Bison Salad with Mountain Mint, Isan-Style

Bison Salad with Mountain Mint Isan-Style
It’s a kind of mint,” a vendor at the market said to me as I inquired about the herb on the table between us—the herb I’d never seen before. He seemed unsure about its identity but said he believed it was a type of mountain mint that had just been foraged. He didn’t seem confident about how to use it either. “You can use it in, you know, whatever you usually make that has mint in it, I guess.” He then shrugged and distorted his face. “Ice cream?.”

Rational, cautious people would have walked away. Not me. Curiosity—the kind that historically must have killed several cats—made me hand him the money and bring this herb home. I had no idea what would happen to me, but I knew lap* would be happening in my kitchen that afternoon.

Bison Salad with Mountain Mint Isan-Style
lap in the style of northeastern Thailand is usually made with marsh mint (mentha aquatica) which is the most common type of mint used in Thai kitchens, not just in Isan, but across the country. And though I hardly think there’s any room for improvement when it comes to the way lap is traditionally made, I thought it would be fun to try making it with this mountain mint. So I bought a pack of ground bison as well as the other ingredients from the same market and took them all home in order to make lap.**

Some friends were in my kitchen that day to try out this bison lap with mountain mint, and the sentiments varied quite greatly. Here are some of the comments:

It’s, um, interesting. Lemme have another bite. (pause) It’s good. Yeah. It’s good.”
Oooh, I love this. It’s got … it’s got this, this … I don’t know what it is but I like it.”
Dude, no. Just no.”
Bison and this mint go together very well.”
It’s a different kind of mintiness—the Wrigley’s kind.”
The bites that don’t have these mint leaves in them taste good.”
It’s got a nice fresh scent to it. I like it!”
It makes the lap taste toothpaste-y. I don’t know if I should eat it or brush my teeth with it.
What are you guys talking about? This tastes just like regular lap to me.”

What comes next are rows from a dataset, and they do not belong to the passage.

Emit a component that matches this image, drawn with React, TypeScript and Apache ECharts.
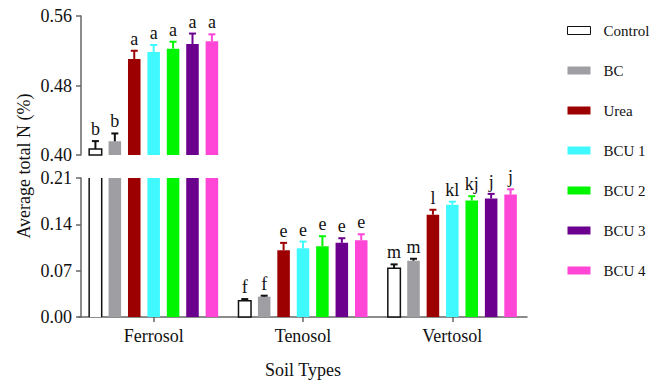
import React, { useEffect, useRef } from 'react';
import * as echarts from 'echarts';

const soils = ['Ferrosol', 'Tenosol', 'Vertosol'];
const treatments = ['Control', 'BC', 'Urea', 'BCU 1', 'BCU 2', 'BCU 3', 'BCU 4'];
const barColors = ['#ffffff', '#9e9ea3', '#9c0000', '#40f9ff', '#00f500', '#6c008e', '#ff46d6'];
const errColors = ['#111111', '#111111', '#9c0000', '#40f9ff', '#00f500', '#6c008e', '#ff46d6'];

// means per treatment across [Ferrosol, Tenosol, Vertosol]
const meanControl = [0.407, 0.0246, 0.0735];
const meanBC = [0.4158, 0.0307, 0.085];
const meanUrea = [0.5105, 0.101, 0.1545];
const meanBCU1 = [0.5186, 0.104, 0.1697];
const meanBCU2 = [0.5224, 0.107, 0.176];
const meanBCU3 = [0.5278, 0.112, 0.179];
const meanBCU4 = [0.5309, 0.116, 0.185];

const errControl = [0.009, 0.0025, 0.006];
const errBC = [0.009, 0.0015, 0.003];
const errUrea = [0.0095, 0.011, 0.0075];
const errBCU1 = [0.008, 0.01, 0.0045];
const errBCU2 = [0.008, 0.015, 0.0065];
const errBCU3 = [0.012, 0.007, 0.007];
const errBCU4 = [0.008, 0.009, 0.008];

const lettersControl = ['b', 'f', 'm'];
const lettersBC = ['b', 'f', 'm'];
const lettersUrea = ['a', 'e', 'l'];
const lettersBCU1 = ['a', 'e', 'kl'];
const lettersBCU2 = ['a', 'e', 'kj'];
const lettersBCU3 = ['a', 'e', 'j'];
const lettersBCU4 = ['a', 'e', 'j'];

const upperTicks = [0.4, 0.48, 0.56];
const lowerTicks = [0, 0.07, 0.14, 0.21];

const means = [meanControl, meanBC, meanUrea, meanBCU1, meanBCU2, meanBCU3, meanBCU4];
const errs = [errControl, errBC, errUrea, errBCU1, errBCU2, errBCU3, errBCU4];
const letters = [lettersControl, lettersBC, lettersUrea, lettersBCU1, lettersBCU2, lettersBCU3, lettersBCU4];

const FONT = 'Liberation Serif';

function makeRender(ti: number) {
  return (params: any, api: any) => {
    const cat = api.value(0);
    const v = api.value(1);
    const e = api.value(2);
    const cs = params.coordSys;
    const band = api.size([1, 0])[0];
    const p = api.coord([cat, v]);
    const cx = p[0] + (ti - 3) * band * 0.13;
    const w = band * 0.084;
    const baseY = cs.y + cs.height;
    const topLimit = cs.y;
    const top = p[1];
    if (top >= baseY) return null;
    const clipped = top < topLimit;
    const yTop = clipped ? topLimit : top;
    const x0 = cx - w / 2;
    const x1 = cx + w / 2;
    const children: any[] = [];
    if (ti === 0) {
      children.push({
        type: 'rect',
        shape: { x: x0, y: yTop, width: w, height: baseY - yTop },
        style: { fill: '#ffffff' },
      });
      if (clipped) {
        children.push({ type: 'line', shape: { x1: x0, y1: yTop, x2: x0, y2: baseY }, style: { stroke: '#111', lineWidth: 1.5 } });
        children.push({ type: 'line', shape: { x1: x1, y1: yTop, x2: x1, y2: baseY }, style: { stroke: '#111', lineWidth: 1.5 } });
      } else {
        children.push({
          type: 'rect',
          shape: { x: x0, y: yTop, width: w, height: baseY - yTop },
          style: { fill: 'none', stroke: '#111', lineWidth: 1.5 },
        });
      }
    } else {
      children.push({
        type: 'rect',
        shape: { x: x0, y: yTop, width: w, height: baseY - yTop },
        style: { fill: barColors[ti] },
      });
    }
    if (!clipped) {
      const et = api.coord([cat, v + e])[1];
      const c = errColors[ti];
      children.push({ type: 'line', shape: { x1: cx, y1: top, x2: cx, y2: et }, style: { stroke: c, lineWidth: 2 } });
      children.push({ type: 'line', shape: { x1: cx - 3.5, y1: et, x2: cx + 3.5, y2: et }, style: { stroke: c, lineWidth: 2 } });
      children.push({
        type: 'text',
        style: {
          text: letters[ti][params.dataIndex],
          x: cx,
          y: et - 3,
          align: 'center',
          verticalAlign: 'bottom',
          fontSize: 18,
          fontFamily: FONT,
          fill: '#111',
        },
      });
    }
    return { type: 'group', children };
  };
}

export default function App() {
  const ref = useRef<HTMLDivElement>(null);
  useEffect(() => {
    document.body.style.margin = '0';
    if (!ref.current) return;
    const chart = echarts.init(ref.current, null, { renderer: 'svg' });
    const series: any[] = [];
    [0, 1].forEach((g) => {
      treatments.forEach((name, ti) => {
        series.push({
          type: 'custom',
          name,
          xAxisIndex: g,
          yAxisIndex: g,
          clip: false,
          itemStyle: ti === 0 ? { color: '#ffffff', borderColor: '#111', borderWidth: 1 } : { color: barColors[ti] },
          renderItem: makeRender(ti),
          encode: { x: 0, y: 1 },
          data: soils.map((s, si) => [si, means[ti][si], errs[ti][si]]),
        });
      });
    });
    const axisLine = { show: true, lineStyle: { color: '#666', width: 1.5 } };
    const yLabel = { fontFamily: FONT, fontSize: 18, color: '#111', margin: 9, formatter: (v: number) => v.toFixed(2) };
    const legendText = {
      fontFamily: FONT, fontSize: 15, color: '#111',
      rich: { t: { fontFamily: FONT, fontSize: 15, color: '#111', padding: [0, 0, 0, 8] } },
    };
    const option: any = {
      animation: false,
      textStyle: { fontFamily: FONT },
      grid: [
        { left: 79, top: 16, width: 448, height: 139 },
        { left: 79, top: 178, width: 448, height: 139 },
      ],
      xAxis: [
        {
          type: 'category', gridIndex: 0, data: soils,
          axisLine: { show: false }, axisTick: { show: false }, axisLabel: { show: false }, splitLine: { show: false },
        },
        {
          type: 'category', gridIndex: 1, data: soils,
          axisLine,
          axisTick: { show: true, alignWithLabel: true, length: 5, lineStyle: { color: '#666', width: 1.5 } },
          axisLabel: { fontFamily: FONT, fontSize: 18, color: '#111', margin: 10 },
          name: 'Soil Types', nameLocation: 'middle', nameGap: 44,
          nameTextStyle: { fontFamily: FONT, fontSize: 18, color: '#111' },
        },
      ],
      yAxis: [
        {
          type: 'value', gridIndex: 0, min: upperTicks[0], max: upperTicks[upperTicks.length - 1],
          interval: upperTicks[1] - upperTicks[0], offset: -2,
          axisLine, axisTick: { show: true, length: 5, lineStyle: { color: '#666', width: 1.5 } },
          axisLabel: yLabel, splitLine: { show: false },
        },
        {
          type: 'value', gridIndex: 1, min: lowerTicks[0], max: lowerTicks[lowerTicks.length - 1],
          interval: lowerTicks[1] - lowerTicks[0], offset: -2,
          axisLine, axisTick: { show: true, length: 5, lineStyle: { color: '#666', width: 1.5 } },
          axisLabel: yLabel, splitLine: { show: false },
        },
      ],
      legend: {
        orient: 'vertical', left: 567, top: 23, padding: 0, itemWidth: 23, itemHeight: 8, itemGap: 25, icon: 'rect',
        formatter: (n: string) => '{t|' + n + '}',
        data: treatments.map((n, ti) => ({
          name: n,
          itemStyle: ti === 0 ? { color: '#ffffff', borderColor: '#111', borderWidth: 1 } : { color: barColors[ti], borderWidth: 0 },
        })),
        textStyle: legendText,
      },
      graphic: [
        {
          type: 'text', x: 24, y: 166, rotation: Math.PI / 2,
          style: { text: 'Average total N (%)', fontSize: 18, fontFamily: FONT, fill: '#111', align: 'center', verticalAlign: 'middle' },
        },
      ],
      series,
    };
    chart.setOption(option);
    return () => chart.dispose();
  }, []);
  return <div ref={ref} style={{ width: 650, height: 380 }} />;
}
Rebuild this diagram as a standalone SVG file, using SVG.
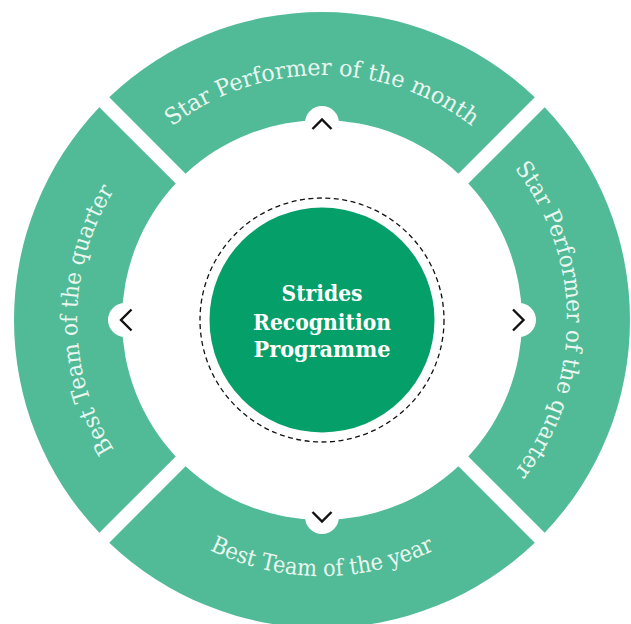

If you can find this type of mint (or other types that aren’t traditionally used to make lap), why don’t you give this spicy warm bison salad with mountain mint, Isan-Style, a try (you can use any type of meat, but I recommend red meat with this type of mint)? You may love it; you may not. There’s only one way to find out.

Here’s a basic recipe. You can also do what the northeasterners do: serve it with warm sticky rice.


*Long a as in father. From time to time, you’ll see me write this long a with a macron or a circumflex on it. See this post on why I don’t like detest the anglicized larb.

**Not war.

Comments are closed.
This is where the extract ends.